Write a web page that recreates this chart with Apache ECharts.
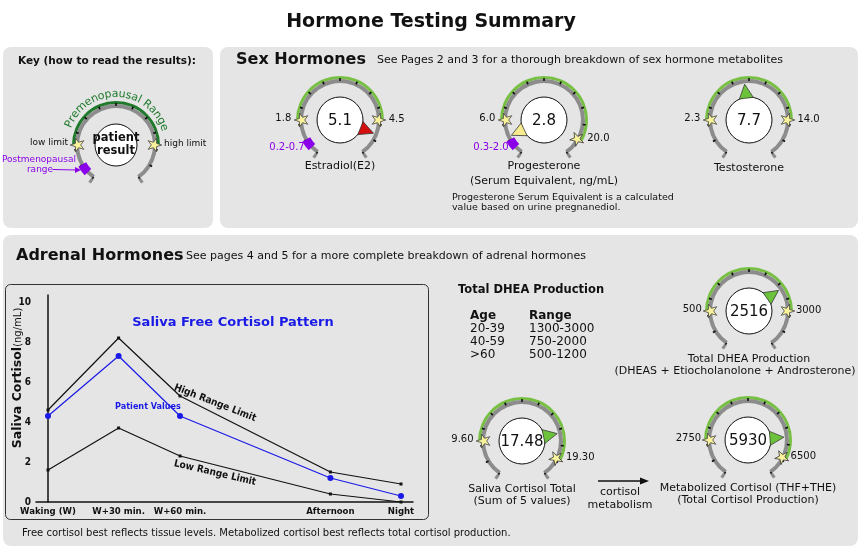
<!DOCTYPE html>
<html>
<head>
<meta charset="utf-8">
<title>Hormone Testing Summary</title>
<script src="https://cdn.jsdelivr.net/npm/echarts@6/dist/echarts.min.js"></script>
<style>
html,body{margin:0;padding:0;background:#fff;}
#main{width:863px;height:550px;}
</style>
</head>
<body>
<div id="main"></div>
<script>
// cortisol day curve
var timeLabels = ['Waking (W)', 'W+30 min.', 'W+60 min.', 'Afternoon', 'Night'];
var timePos = [0, 1, 1.87, 4, 5];
var highLimit = [4.6, 8.2, 5.3, 1.5, 0.9];
var lowLimit = [1.6, 3.7, 2.3, 0.4, 0.0];
var patientVals = [4.3, 7.3, 4.3, 1.2, 0.3];

// gauges
var gaugeNames = ['Estradiol(E2)', 'Progesterone\n(Serum Equivalent, ng/mL)', 'Testosterone',
    'Total DHEA Production\n(DHEAS + Etiocholanolone + Androsterone)        ',
    'Saliva Cortisol Total\n(Sum of 5 values)', 'Metabolized Cortisol (THF+THE)\n(Total Cortisol Production)'];
var gaugeValues = [5.1, 2.8, 7.7, 2516, 17.48, 5930];
var gaugeText = ['5.1', '2.8', '7.7', '2516', '17.48', '5930'];
var lowLimits = [1.8, 6.0, 2.3, 500, 9.60, 2750];
var highLimits = [4.5, 20.0, 14.0, 3000, 19.30, 6500];
var lowText = ['1.8', '6.0', '2.3', '500', '9.60', '2750'];
var highText = ['4.5', '20.0', '14.0', '3000', '19.30', '6500'];
var postRange = ['0.2-0.7', '0.3-2.0', '', '', '', ''];

// DHEA table
var ageGroups = ['20-39', '40-59', '>60'];
var ageRanges = ['1300-3000', '750-2000', '500-1200'];

// layout
var gaugeCenters = [[340, 120], [544, 120], [749, 120], [749, 311], [522, 441], [748, 440]];
var highAngles = [0, -30, 0, 0, -27, -27];
var nameOffsets = [46, 53.5, 48, 54.5, 54, 54.5];
var nameLineHeights = [13, 15, 13, 12, 12, 12];

var FONT = '"DejaVu Sans", Verdana, sans-serif';
var COND = '"DejaVu Sans Condensed", "DejaVu Sans", sans-serif';
var START = 235, END = -55, RING = 41;
var GREY = '#8c8c8c', GREEN = '#78c044', DKGREEN = '#1f7a2c', PURPLE = '#8a00e8', PANEL = '#e5e5e5';
var CLEAR = 'rgba(0,0,0,0)';
var STAR = 'path://M50,2 L61,37 L97,37 L68,58 L79,93 L50,72 L21,93 L32,58 L3,37 L39,37 Z';

function makeScale(low, high, hAng) {
    var k = (high - low) / (180 - hAng);
    return {min: low - (START - 180) * k, max: high + (hAng - END) * k};
}
function frac(v, sc) { return (v - sc.min) / (sc.max - sc.min); }
function angFrac(a) { return (START - a) / (START - END); }
function clampShow(v, lo, hi) {
    var pad = (hi - lo) * 0.12;
    return Math.max(lo - pad, Math.min(hi + pad, v));
}

function baseGauge(c, sc, radius, width, colors) {
    return {
        type: 'gauge', center: c, radius: radius, startAngle: START, endAngle: END,
        min: sc.min, max: sc.max, splitNumber: 12,
        axisLine: {show: true, lineStyle: {width: width, color: colors}},
        axisTick: {show: false}, splitLine: {show: false}, axisLabel: {show: false},
        pointer: {show: false}, anchor: {show: false}, title: {show: false}, detail: {show: false},
        data: []
    };
}

// ring, band, ticks, centre disc, purple block, stars
function ringSeries(series, c, sc, low, high, bandColor, purpleText, lowName, highName, labFont, hAng, disc, charW) {
    series.push(baseGauge(c, sc, RING + 3, 3, [[frac(low, sc), CLEAR], [frac(high, sc), bandColor], [1, CLEAR]]));
    var track = baseGauge(c, sc, RING, 4, [[1, GREY]]);
    track.splitLine = {show: true, length: 3, distance: -5, lineStyle: {color: '#111', width: 1.6}};
    series.push(track);
    var hooks = baseGauge(c, sc, RING, 4, [[1, CLEAR]]);
    hooks.splitNumber = 1;
    hooks.splitLine = {show: true, length: 5, distance: -9, lineStyle: {color: GREY, width: 3}};
    hooks.anchor = {show: true, showAbove: false, size: disc, icon: 'circle', itemStyle: {color: '#fff', borderColor: '#111', borderWidth: 1}};
    series.push(hooks);
    if (purpleText !== null) {
        var p = baseGauge(c, sc, RING + 2.5, 9, [[angFrac(224), CLEAR], [angFrac(210), PURPLE], [1, CLEAR]]);
        if (purpleText) {
            p.title = {show: true, fontSize: 10, color: PURPLE, fontFamily: FONT};
            p.data = [{value: sc.min, name: purpleText, title: {offsetCenter: [-53, 27]}}];
        }
        series.push(p);
    }
    var wl = lowName.length * labFont * charW, wh = highName.length * labFont * charW;
    var ha = hAng * Math.PI / 180;
    var stars = baseGauge(c, sc, RING, 4, [[1, CLEAR]]);
    stars.axisLine.show = false;
    stars.pointer = {show: true, icon: STAR, length: 14, width: 14, keepAspect: true, offsetCenter: [0, -(RING - 2 - 7)]};
    stars.itemStyle = {color: '#f8f29a', borderColor: '#444', borderWidth: 0.8};
    stars.title = {show: true, fontSize: labFont, color: '#111', fontFamily: FONT};
    stars.data = [
        {value: low, name: lowName, title: {offsetCenter: [-(RING - 2) - 9 - wl / 2, -2]}},
        {value: high, name: highName, title: {offsetCenter: [Math.cos(ha) * (RING - 2) + 9 + wh / 2, -Math.sin(ha) * (RING - 2) - 1]}}
    ];
    series.push(stars);
}

var series = [];

// key gauge
var keyScale = makeScale(0, 1, 0);
ringSeries(series, [116, 145], keyScale, 0, 1, DKGREEN, '', 'low limit', 'high limit', 9, 0, 42, 0.47);
var keyVal = baseGauge([116, 145], keyScale, RING, 4, [[1, CLEAR]]);
keyVal.axisLine.show = false;
keyVal.detail = {show: true, offsetCenter: [0, 0], fontSize: 11.5, fontWeight: 'bold', lineHeight: 13, color: '#111', fontFamily: FONT,
    formatter: function () { return 'patient\nresult'; }};
keyVal.data = [{value: 0.5, name: ''}];
series.push(keyVal);

for (var i = 0; i < gaugeValues.length; i++) {
    var sc = makeScale(lowLimits[i], highLimits[i], highAngles[i]);
    ringSeries(series, gaugeCenters[i], sc, lowLimits[i], highLimits[i], GREEN,
        postRange[i] ? postRange[i] : null, lowText[i], highText[i], 10, highAngles[i], 46, 0.58);
    var v = gaugeValues[i];
    var col = v > highLimits[i] ? '#d40f0f' : (v < lowLimits[i] ? '#f6ec8f' : '#6cc23a');
    var g = baseGauge(gaugeCenters[i], sc, RING, 4, [[1, CLEAR]]);
    g.axisLine.show = false;
    g.pointer = {show: true, icon: 'triangle', length: 14, width: 14, offsetCenter: [0, -22]};
    g.detail = {show: true, offsetCenter: [0, 1], fontSize: 15, fontWeight: 'normal', color: '#111', fontFamily: FONT,
        formatter: (function (t) { return function () { return t; }; })(gaugeText[i])};
    g.title = {show: true, fontSize: 11, color: '#111', fontFamily: FONT};
    g.data = [{value: clampShow(v, lowLimits[i], highLimits[i]), name: gaugeNames[i],
        title: {offsetCenter: [0, nameOffsets[i]], lineHeight: nameLineHeights[i]},
        itemStyle: {color: col, borderColor: '#333', borderWidth: 0.7}}];
    series.push(g);
}

// cortisol lines
function pairs(ys) {
    var out = [];
    for (var j = 0; j < ys.length; j++) out.push([timePos[j], ys[j]]);
    return out;
}
series.push({type: 'line', name: 'High Range Limit', data: pairs(highLimit), symbol: 'rect', symbolSize: 3,
    lineStyle: {color: '#111', width: 1.2}, itemStyle: {color: '#111'}, z: 3});
series.push({type: 'line', name: 'Low Range Limit', data: pairs(lowLimit), symbol: 'rect', symbolSize: 3,
    lineStyle: {color: '#111', width: 1.2}, itemStyle: {color: '#111'}, z: 3});
series.push({type: 'line', name: 'Patient Values', data: pairs(patientVals), symbol: 'circle', symbolSize: 6,
    lineStyle: {color: '#1a1ae6', width: 1.2}, itemStyle: {color: '#1a1ae6'}, z: 4});

// text helpers
function txt(x, y, s, size, opt) {
    var st = {text: s, x: 0, y: 0, fill: '#111', fontSize: size, fontFamily: FONT, align: 'left', verticalAlign: 'middle'};
    for (var k in opt) st[k] = opt[k];
    return {type: 'text', x: x, y: y, z: 5, rotation: st.rot || 0, style: st};
}

var graphics = [
    {type: 'rect', z: -10, shape: {x: 3, y: 47, width: 210, height: 181, r: 8}, style: {fill: PANEL}},
    {type: 'rect', z: -10, shape: {x: 220, y: 47, width: 638, height: 181, r: 8}, style: {fill: PANEL}},
    {type: 'rect', z: -10, shape: {x: 3, y: 235, width: 855, height: 311, r: 8}, style: {fill: PANEL}},
    {type: 'rect', z: -5, shape: {x: 5.5, y: 284.5, width: 423, height: 235, r: 5}, style: {fill: 'none', stroke: '#333', lineWidth: 1}},
    txt(431, 22, 'Hormone Testing Summary', 19, {fontWeight: 'bold', align: 'center'}),
    txt(107, 61, 'Key (how to read the results):', 10.5, {fontWeight: 'bold', align: 'center'}),
    txt(236, 60, 'Sex Hormones', 16, {fontWeight: 'bold'}),
    txt(377, 60, 'See Pages 2 and 3 for a thorough breakdown of sex hormone metabolites', 11),
    txt(452, 203, 'Progesterone Serum Equivalent is a calculated\nvalue based on urine pregnanediol.', 9.5, {lineHeight: 10}),
    txt(16, 256, 'Adrenal Hormones', 16, {fontWeight: 'bold'}),
    txt(186, 256, 'See pages 4 and 5 for a more complete breakdown of adrenal hormones', 11),
    txt(233, 323, 'Saliva Free Cortisol Pattern', 13, {fontWeight: 'bold', fill: '#1a1ae6', align: 'center'}),
    txt(148, 407, 'Patient Values', 9, {fontWeight: 'bold', fill: '#1a1ae6', fontFamily: COND, align: 'center'}),
    txt(215, 403, 'High Range Limit', 10, {fontWeight: 'bold', fontFamily: COND, align: 'center', rot: -0.37}),
    txt(215, 473, 'Low Range Limit', 10, {fontWeight: 'bold', fontFamily: COND, align: 'center', rot: -0.23}),
    txt(18, 378, '{b|Saliva Cortisol}{n|(ng/mL)}', 10, {align: 'center', rot: Math.PI / 2,
        rich: {b: {fontSize: 12.5, fontWeight: 'bold', fontFamily: FONT, fill: '#111'}, n: {fontSize: 10, fontFamily: FONT, fill: '#111'}}}),
    txt(458, 290, 'Total DHEA Production', 11.5, {fontWeight: 'bold'}),
    txt(470, 316, 'Age', 12, {fontWeight: 'bold'}),
    txt(529, 316, 'Range', 12, {fontWeight: 'bold'}),
    txt(620, 499, 'cortisol\nmetabolism', 11, {align: 'center', lineHeight: 13}),
    txt(22, 533, 'Free cortisol best reflects tissue levels. Metabolized cortisol best reflects total cortisol production.', 10),
    {type: 'line', z: 5, shape: {x1: 598, y1: 481, x2: 642, y2: 481}, style: {stroke: '#111', lineWidth: 1.5}},
    {type: 'polygon', z: 5, shape: {points: [[649, 481], [640, 477.5], [640, 484.5]]}, style: {fill: '#111'}},
    txt(39, 160, 'Postmenopausal', 9, {fill: PURPLE, align: 'center'}),
    txt(40, 169.5, 'range', 9, {fill: PURPLE, align: 'center'}),
    {type: 'line', z: 5, shape: {x1: 53, y1: 169.5, x2: 76, y2: 170}, style: {stroke: PURPLE, lineWidth: 1.2}},
    {type: 'polygon', z: 5, shape: {points: [[81, 170], [75, 167], [75, 173]]}, style: {fill: PURPLE}}
];
for (var r = 0; r < ageGroups.length; r++) {
    graphics.push(txt(470, 329 + r * 12.7, ageGroups[r], 12));
    graphics.push(txt(529, 329 + r * 12.7, ageRanges[r], 12));
}

// curved "Premenopausal Range" along the key ring
(function () {
    var label = 'Premenopausal Range', fs = 11, rad = 51, mid = 88 * Math.PI / 180;
    var ctx = document.createElement('canvas').getContext('2d');
    ctx.font = fs + 'px ' + FONT;
    var widths = [], total = 0;
    for (var q = 0; q < label.length; q++) {
        widths.push(ctx.measureText(label[q]).width + 0.2);
        total += widths[q];
    }
    var s = 0;
    for (q = 0; q < label.length; q++) {
        var th = mid + (total / 2 - (s + widths[q] / 2)) / rad;
        s += widths[q];
        if (label[q] === ' ') continue;
        graphics.push({type: 'text', z: 5, x: 116 + rad * Math.cos(th), y: 145 - rad * Math.sin(th), rotation: th - Math.PI / 2,
            style: {text: label[q], fontSize: fs, fontFamily: FONT, fill: DKGREEN, align: 'center', verticalAlign: 'middle'}});
    }
})();

var chart = echarts.init(document.getElementById('main'));
chart.setOption({
    animation: false,
    backgroundColor: '#fff',
    grid: {left: 36, right: 450, top: 295, bottom: 48},
    xAxis: {
        type: 'value', min: -0.17, max: 5.17,
        axisLine: {lineStyle: {color: '#111', width: 1.5}},
        axisTick: {show: false}, splitLine: {show: false},
        axisLabel: {customValues: timePos, margin: 5, color: '#111', fontSize: 9.5, fontWeight: 'bold', fontFamily: COND,
            formatter: function (v) {
                for (var j = 0; j < timePos.length; j++) if (Math.abs(timePos[j] - v) < 1e-6) return timeLabels[j];
                return '';
            }}
    },
    yAxis: {
        type: 'value', min: 0, max: 10.35, interval: 2,
        axisLine: {show: true, lineStyle: {color: '#111', width: 1.5}},
        axisTick: {show: false}, splitLine: {show: false},
        axisLabel: {showMaxLabel: false, margin: 5, color: '#111', fontSize: 10, fontWeight: 'bold', fontFamily: COND}
    },
    graphic: graphics,
    series: series
});
</script>
</body>
</html>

■ Short exercise ■
Pictures stay out. Print the data exactly, from its first line through the line containing "var ageRanges = ['1300-3000', '750-2000', '500-1200'];".

■ Output for this exercise ■
Write a web page that recreates this chart with Apache ECharts.
<!DOCTYPE html>
<html>
<head>
<meta charset="utf-8">
<title>Hormone Testing Summary</title>
<script src="https://cdn.jsdelivr.net/npm/echarts@6/dist/echarts.min.js"></script>
<style>
html,body{margin:0;padding:0;background:#fff;}
#main{width:863px;height:550px;}
</style>
</head>
<body>
<div id="main"></div>
<script>
// cortisol day curve
var timeLabels = ['Waking (W)', 'W+30 min.', 'W+60 min.', 'Afternoon', 'Night'];
var timePos = [0, 1, 1.87, 4, 5];
var highLimit = [4.6, 8.2, 5.3, 1.5, 0.9];
var lowLimit = [1.6, 3.7, 2.3, 0.4, 0.0];
var patientVals = [4.3, 7.3, 4.3, 1.2, 0.3];

// gauges
var gaugeNames = ['Estradiol(E2)', 'Progesterone\n(Serum Equivalent, ng/mL)', 'Testosterone',
    'Total DHEA Production\n(DHEAS + Etiocholanolone + Androsterone)        ',
    'Saliva Cortisol Total\n(Sum of 5 values)', 'Metabolized Cortisol (THF+THE)\n(Total Cortisol Production)'];
var gaugeValues = [5.1, 2.8, 7.7, 2516, 17.48, 5930];
var gaugeText = ['5.1', '2.8', '7.7', '2516', '17.48', '5930'];
var lowLimits = [1.8, 6.0, 2.3, 500, 9.60, 2750];
var highLimits = [4.5, 20.0, 14.0, 3000, 19.30, 6500];
var lowText = ['1.8', '6.0', '2.3', '500', '9.60', '2750'];
var highText = ['4.5', '20.0', '14.0', '3000', '19.30', '6500'];
var postRange = ['0.2-0.7', '0.3-2.0', '', '', '', ''];

// DHEA table
var ageGroups = ['20-39', '40-59', '>60'];
var ageRanges = ['1300-3000', '750-2000', '500-1200'];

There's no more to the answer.